Your task: Restate the listing that follows word for word, without its pictures.

Supplied information:
▽

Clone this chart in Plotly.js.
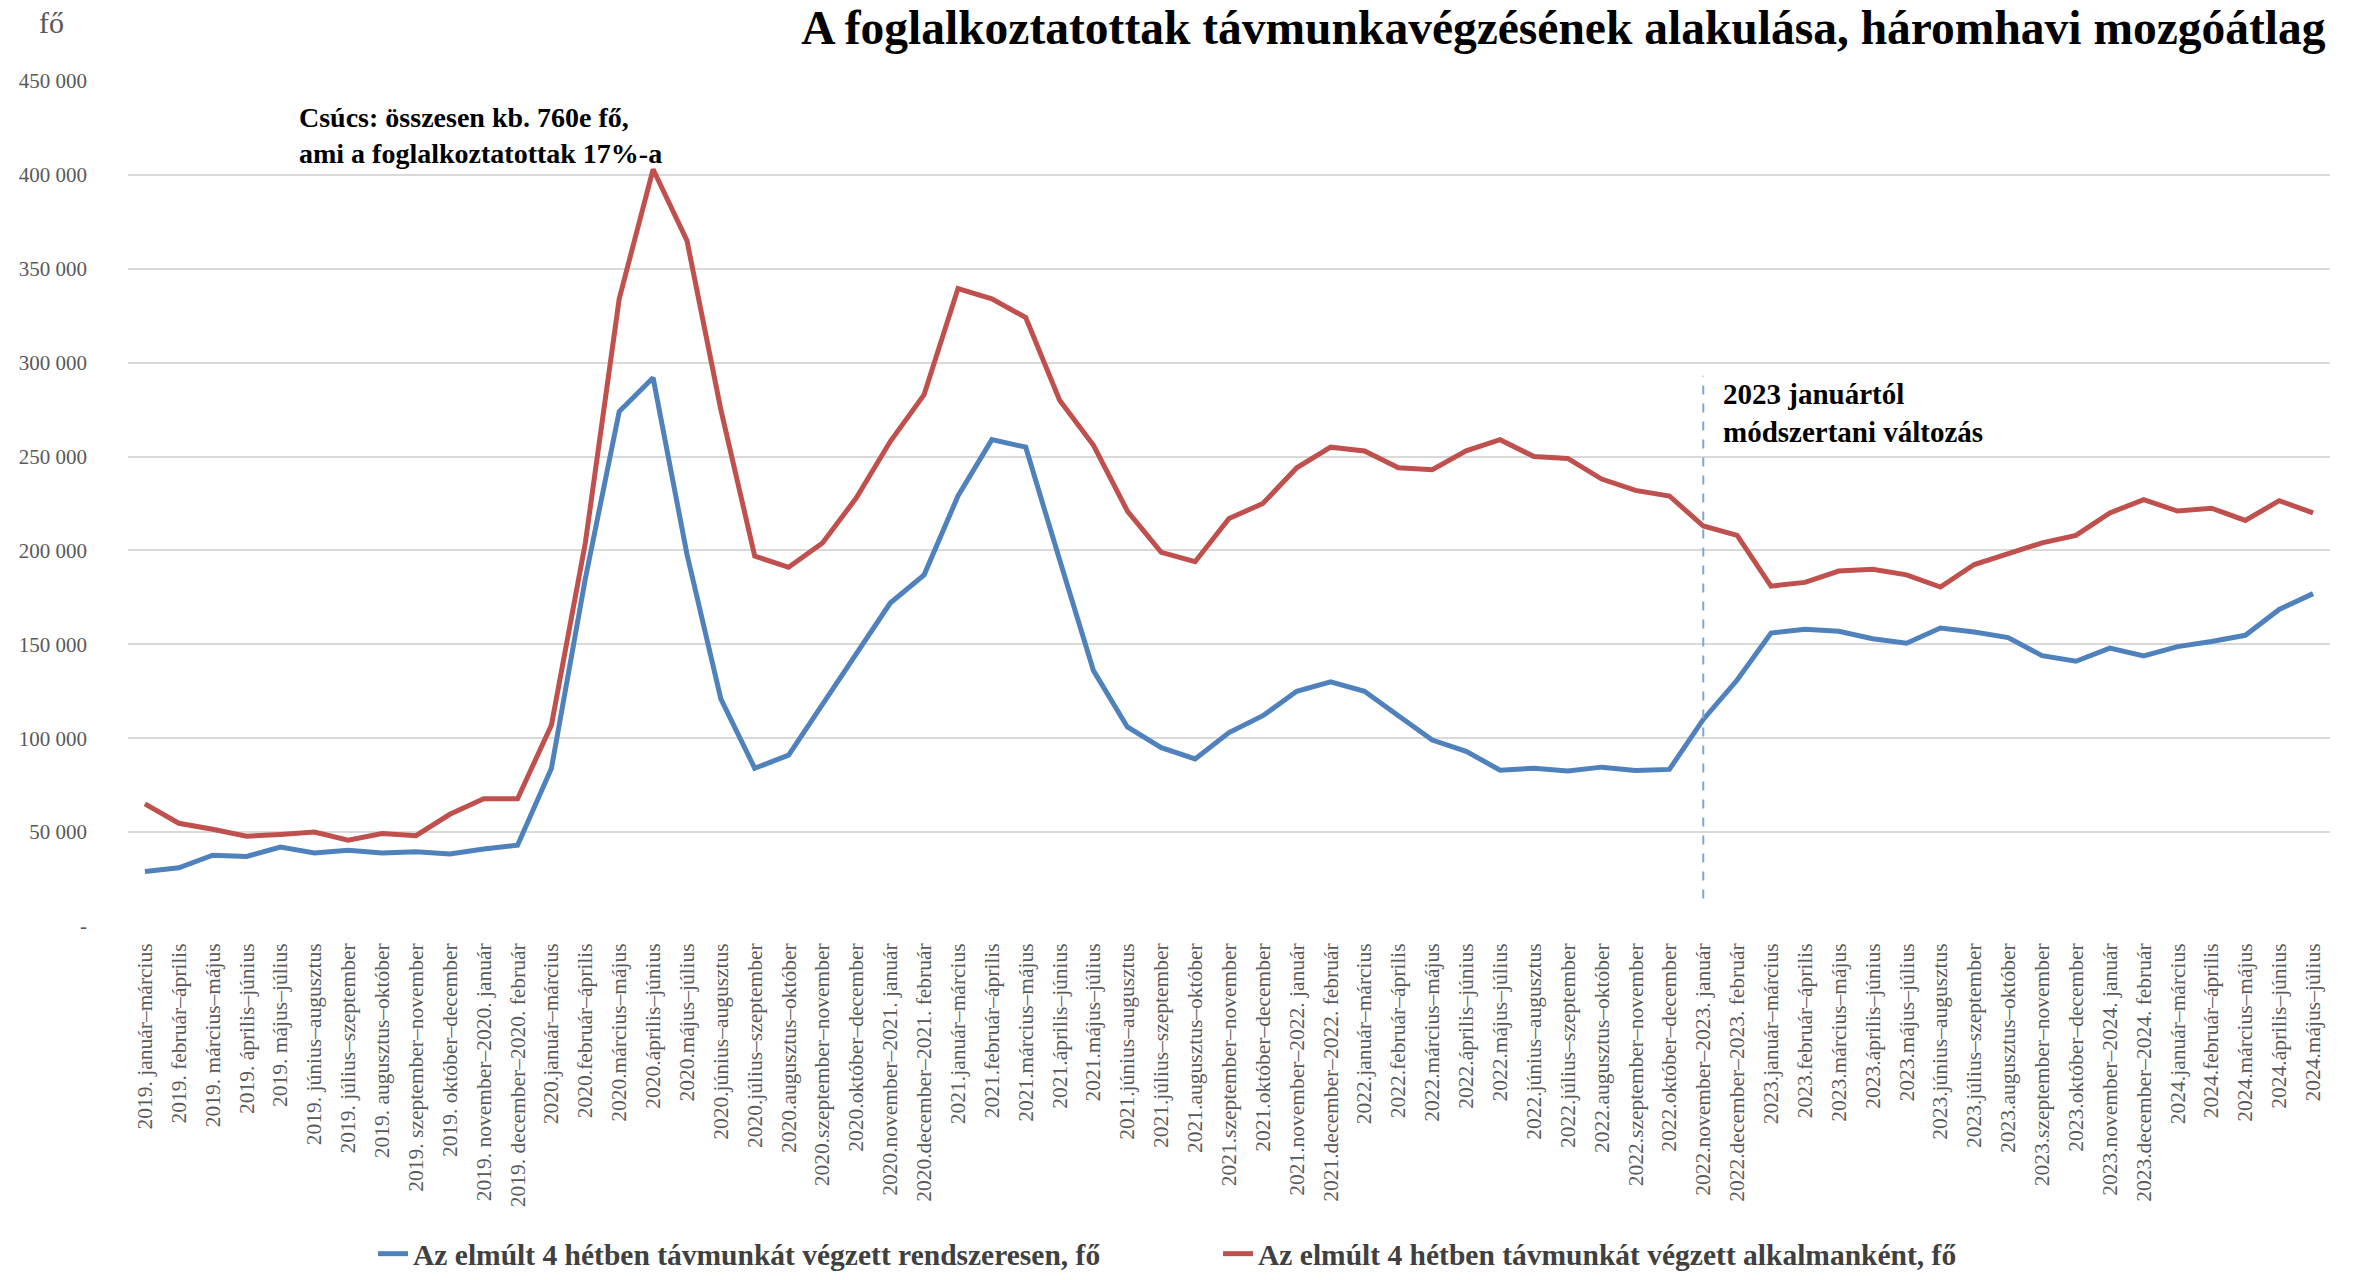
<!DOCTYPE html>
<html>
<head>
<meta charset="utf-8">
<script src="https://cdn.plot.ly/plotly-3.0.1.min.js"></script>
<style>
html, body { margin: 0; padding: 0; background: #ffffff; }
#chart { width: 2361px; height: 1280px; }
</style>
</head>
<body>
<div id="chart"></div>
<script>
const categories = [
  "2019. január–március", "2019. február–április", "2019. március–május", "2019. április–június",
  "2019. május–július", "2019. június–augusztus", "2019. július–szeptember", "2019. augusztus–október",
  "2019. szeptember–november", "2019. október–december", "2019. november–2020. január", "2019. december–2020. február",
  "2020.január–március", "2020.február–április", "2020.március–május", "2020.április–június",
  "2020.május–július", "2020.június–augusztus", "2020.július–szeptember", "2020.augusztus–október",
  "2020.szeptember–november", "2020.október–december", "2020.november–2021. január", "2020.december–2021. február",
  "2021.január–március", "2021.február–április", "2021.március–május", "2021.április–június",
  "2021.május–július", "2021.június–augusztus", "2021.július–szeptember", "2021.augusztus–október",
  "2021.szeptember–november", "2021.október–december", "2021.november–2022. január", "2021.december–2022. február",
  "2022.január–március", "2022.február–április", "2022.március–május", "2022.április–június",
  "2022.május–július", "2022.június–augusztus", "2022.július–szeptember", "2022.augusztus–október",
  "2022.szeptember–november", "2022.október–december", "2022.november–2023. január", "2022.december–2023. február",
  "2023.január–március", "2023.február–április", "2023.március–május", "2023.április–június",
  "2023.május–július", "2023.június–augusztus", "2023.július–szeptember", "2023.augusztus–október",
  "2023.szeptember–november", "2023.október–december", "2023.november–2024. január", "2023.december–2024. február",
  "2024.január–március", "2024.február–április", "2024.március–május", "2024.április–június",
  "2024.május–július"
];

const rendszeresen = [
  29000, 31000, 37700, 37000, 42000, 38900, 40300, 38900, 39500, 38300, 41000, 43000,
  84000, 185000, 274000, 292000, 198000, 121000, 84000, 91000, 118000, 145000, 172000, 187000,
  229000, 259000, 255000, 195000, 136000, 106000, 95000, 89000, 103000, 112000, 125000, 130000,
  125000, 112000, 99000, 93000, 83000, 84000, 82500, 84600, 82800, 83400, 110000, 131000,
  156000, 158000, 157000, 153000, 150600, 158700, 156600, 153600, 144000, 141000, 148000, 143800,
  148800, 151500, 154800, 168600, 177000
];

const alkalmankent = [
  65000, 54700, 51500, 47800, 48700, 50000, 45700, 49300, 48100, 59500, 67800, 67800,
  107000, 204000, 334000, 403000, 365000, 275000, 197000, 191000, 204000, 228000, 258000, 283000,
  339500, 334000, 324000, 280000, 256000, 221000, 199000, 194000, 217000, 225000, 244000, 255000,
  253000, 244000, 243000, 253000, 259000, 250000, 249000, 238000, 232000, 229000, 213000, 208000,
  181000, 183000, 189000, 190000, 187000, 180500, 192500, 198000, 204000, 208000, 220000, 227000,
  221000, 222500, 216000, 226500, 220000
];

const yTickVals = [0, 50000, 100000, 150000, 200000, 250000, 300000, 350000, 400000, 450000];
const yTickText = ["-", "50 000", "100 000", "150 000", "200 000", "250 000", "300 000", "350 000", "400 000", "450 000"];

const seriesNames = [
  "Az elmúlt 4 hétben távmunkát végzett rendszeresen, fő",
  "Az elmúlt 4 hétben távmunkát végzett alkalmanként, fő"
];

const changeCategory = "2022.november–2023. január";

const serif = "Liberation Serif, Times New Roman, serif";

const traces = [
  {
    x: categories, y: rendszeresen, type: "scatter", mode: "lines",
    name: seriesNames[0],
    line: { color: "#4f81bd", width: 5 }
  },
  {
    x: categories, y: alkalmankent, type: "scatter", mode: "lines",
    name: seriesNames[1],
    line: { color: "#c0504d", width: 5 }
  }
];

const layout = {
  width: 2361, height: 1280,
  paper_bgcolor: "#ffffff", plot_bgcolor: "#ffffff",
  margin: { l: 128, r: 31, t: 81, b: 354, autoexpand: false },
  font: { family: serif, color: "#595959", size: 20 },
  title: {
    text: "<b>A foglalkoztatottak távmunkavégzésének alakulása, háromhavi mozgóátlag</b>",
    xref: "container", x: 0.985, xanchor: "right",
    yref: "container", y: 0.979, yanchor: "middle",
    font: { family: serif, size: 47.5, color: "#000000" }
  },
  showlegend: true,
  legend: {
    orientation: "h", xref: "container", yref: "container",
    x: 0.158, xanchor: "left", y: 0.0, yanchor: "bottom",
    entrywidth: 800, entrywidthmode: "pixels",
    font: { family: serif, size: 29.5, color: "#404040", weight: "bold" },
    bgcolor: "rgba(0,0,0,0)"
  },
  xaxis: {
    type: "category",
    range: [-0.5, categories.length - 0.5],
    tickangle: -90,
    automargin: false,
    showgrid: false, zeroline: false, showline: false,
    ticks: "",
    ticklabelstandoff: 12,
    tickfont: { family: serif, size: 21.5, color: "#595959" },
    fixedrange: true
  },
  yaxis: {
    range: [0, 450000],
    automargin: false,
    tickvals: yTickVals, ticktext: yTickText,
    showgrid: true, gridcolor: "#d9d9d9", gridwidth: 2,
    zeroline: false, showline: false, ticks: "",
    ticklabelstandoff: 40,
    tickfont: { family: serif, size: 21, color: "#595959" },
    fixedrange: true
  },
  shapes: [
    {
      type: "line", xref: "x", yref: "y",
      x0: changeCategory, x1: changeCategory, y0: 14600, y1: 293000,
      line: { color: "#7fa5d5", width: 2, dash: "dash" }
    }
  ],
  annotations: [
    {
      text: "fő", xref: "paper", yref: "paper",
      x: -0.0413, y: 1.0698, xanchor: "left", yanchor: "middle",
      showarrow: false, font: { family: serif, size: 30, color: "#595959" }
    },
    {
      text: "<b>Csúcs: összesen kb. 760e fő,<br>ami a foglalkoztatottak 17%-a</b>",
      xref: "paper", yref: "paper", x: 0.0767, y: 0.9775, xanchor: "left", yanchor: "top",
      align: "left", showarrow: false,
      font: { family: serif, size: 28, color: "#000000" }
    },
    {
      text: "<b>2023 januártól<br>módszertani változás</b>",
      xref: "paper", yref: "paper", x: 0.7234, y: 0.651, xanchor: "left", yanchor: "top",
      align: "left", showarrow: false,
      font: { family: serif, size: 29, color: "#000000" }
    }
  ]
};

Plotly.newPlot("chart", traces, layout, { displayModeBar: false, staticPlot: true });
</script>
</body>
</html>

△

Result of the task:
Clone this chart in Plotly.js.
<!DOCTYPE html>
<html>
<head>
<meta charset="utf-8">
<script src="https://cdn.plot.ly/plotly-3.0.1.min.js"></script>
<style>
html, body { margin: 0; padding: 0; background: #ffffff; }
#chart { width: 2361px; height: 1280px; }
</style>
</head>
<body>
<div id="chart"></div>
<script>
const categories = [
  "2019. január–március", "2019. február–április", "2019. március–május", "2019. április–június",
  "2019. május–július", "2019. június–augusztus", "2019. július–szeptember", "2019. augusztus–október",
  "2019. szeptember–november", "2019. október–december", "2019. november–2020. január", "2019. december–2020. február",
  "2020.január–március", "2020.február–április", "2020.március–május", "2020.április–június",
  "2020.május–július", "2020.június–augusztus", "2020.július–szeptember", "2020.augusztus–október",
  "2020.szeptember–november", "2020.október–december", "2020.november–2021. január", "2020.december–2021. február",
  "2021.január–március", "2021.február–április", "2021.március–május", "2021.április–június",
  "2021.május–július", "2021.június–augusztus", "2021.július–szeptember", "2021.augusztus–október",
  "2021.szeptember–november", "2021.október–december", "2021.november–2022. január", "2021.december–2022. február",
  "2022.január–március", "2022.február–április", "2022.március–május", "2022.április–június",
  "2022.május–július", "2022.június–augusztus", "2022.július–szeptember", "2022.augusztus–október",
  "2022.szeptember–november", "2022.október–december", "2022.november–2023. január", "2022.december–2023. február",
  "2023.január–március", "2023.február–április", "2023.március–május", "2023.április–június",
  "2023.május–július", "2023.június–augusztus", "2023.július–szeptember", "2023.augusztus–október",
  "2023.szeptember–november", "2023.október–december", "2023.november–2024. január", "2023.december–2024. február",
  "2024.január–március", "2024.február–április", "2024.március–május", "2024.április–június",
  "2024.május–július"
];

const rendszeresen = [
  29000, 31000, 37700, 37000, 42000, 38900, 40300, 38900, 39500, 38300, 41000, 43000,
  84000, 185000, 274000, 292000, 198000, 121000, 84000, 91000, 118000, 145000, 172000, 187000,
  229000, 259000, 255000, 195000, 136000, 106000, 95000, 89000, 103000, 112000, 125000, 130000,
  125000, 112000, 99000, 93000, 83000, 84000, 82500, 84600, 82800, 83400, 110000, 131000,
  156000, 158000, 157000, 153000, 150600, 158700, 156600, 153600, 144000, 141000, 148000, 143800,
  148800, 151500, 154800, 168600, 177000
];

const alkalmankent = [
  65000, 54700, 51500, 47800, 48700, 50000, 45700, 49300, 48100, 59500, 67800, 67800,
  107000, 204000, 334000, 403000, 365000, 275000, 197000, 191000, 204000, 228000, 258000, 283000,
  339500, 334000, 324000, 280000, 256000, 221000, 199000, 194000, 217000, 225000, 244000, 255000,
  253000, 244000, 243000, 253000, 259000, 250000, 249000, 238000, 232000, 229000, 213000, 208000,
  181000, 183000, 189000, 190000, 187000, 180500, 192500, 198000, 204000, 208000, 220000, 227000,
  221000, 222500, 216000, 226500, 220000
];

const yTickVals = [0, 50000, 100000, 150000, 200000, 250000, 300000, 350000, 400000, 450000];
const yTickText = ["-", "50 000", "100 000", "150 000", "200 000", "250 000", "300 000", "350 000", "400 000", "450 000"];

const seriesNames = [
  "Az elmúlt 4 hétben távmunkát végzett rendszeresen, fő",
  "Az elmúlt 4 hétben távmunkát végzett alkalmanként, fő"
];

const changeCategory = "2022.november–2023. január";

const serif = "Liberation Serif, Times New Roman, serif";

const traces = [
  {
    x: categories, y: rendszeresen, type: "scatter", mode: "lines",
    name: seriesNames[0],
    line: { color: "#4f81bd", width: 5 }
  },
  {
    x: categories, y: alkalmankent, type: "scatter", mode: "lines",
    name: seriesNames[1],
    line: { color: "#c0504d", width: 5 }
  }
];

const layout = {
  width: 2361, height: 1280,
  paper_bgcolor: "#ffffff", plot_bgcolor: "#ffffff",
  margin: { l: 128, r: 31, t: 81, b: 354, autoexpand: false },
  font: { family: serif, color: "#595959", size: 20 },
  title: {
    text: "<b>A foglalkoztatottak távmunkavégzésének alakulása, háromhavi mozgóátlag</b>",
    xref: "container", x: 0.985, xanchor: "right",
    yref: "container", y: 0.979, yanchor: "middle",
    font: { family: serif, size: 47.5, color: "#000000" }
  },
  showlegend: true,
  legend: {
    orientation: "h", xref: "container", yref: "container",
    x: 0.158, xanchor: "left", y: 0.0, yanchor: "bottom",
    entrywidth: 800, entrywidthmode: "pixels",
    font: { family: serif, size: 29.5, color: "#404040", weight: "bold" },
    bgcolor: "rgba(0,0,0,0)"
  },
  xaxis: {
    type: "category",
    range: [-0.5, categories.length - 0.5],
    tickangle: -90,
    automargin: false,
    showgrid: false, zeroline: false, showline: false,
    ticks: "",
    ticklabelstandoff: 12,
    tickfont: { family: serif, size: 21.5, color: "#595959" },
    fixedrange: true
  },
  yaxis: {
    range: [0, 450000],
    automargin: false,
    tickvals: yTickVals, ticktext: yTickText,
    showgrid: true, gridcolor: "#d9d9d9", gridwidth: 2,
    zeroline: false, showline: false, ticks: "",
    ticklabelstandoff: 40,
    tickfont: { family: serif, size: 21, color: "#595959" },
    fixedrange: true
  },
  shapes: [
    {
      type: "line", xref: "x", yref: "y",
      x0: changeCategory, x1: changeCategory, y0: 14600, y1: 293000,
      line: { color: "#7fa5d5", width: 2, dash: "dash" }
    }
  ],
  annotations: [
    {
      text: "fő", xref: "paper", yref: "paper",
      x: -0.0413, y: 1.0698, xanchor: "left", yanchor: "middle",
      showarrow: false, font: { family: serif, size: 30, color: "#595959" }
    },
    {
      text: "<b>Csúcs: összesen kb. 760e fő,<br>ami a foglalkoztatottak 17%-a</b>",
      xref: "paper", yref: "paper", x: 0.0767, y: 0.9775, xanchor: "left", yanchor: "top",
      align: "left", showarrow: false,
      font: { family: serif, size: 28, color: "#000000" }
    },
    {
      text: "<b>2023 januártól<br>módszertani változás</b>",
      xref: "paper", yref: "paper", x: 0.7234, y: 0.651, xanchor: "left", yanchor: "top",
      align: "left", showarrow: false,
      font: { family: serif, size: 29, color: "#000000" }
    }
  ]
};

Plotly.newPlot("chart", traces, layout, { displayModeBar: false, staticPlot: true });
</script>
</body>
</html>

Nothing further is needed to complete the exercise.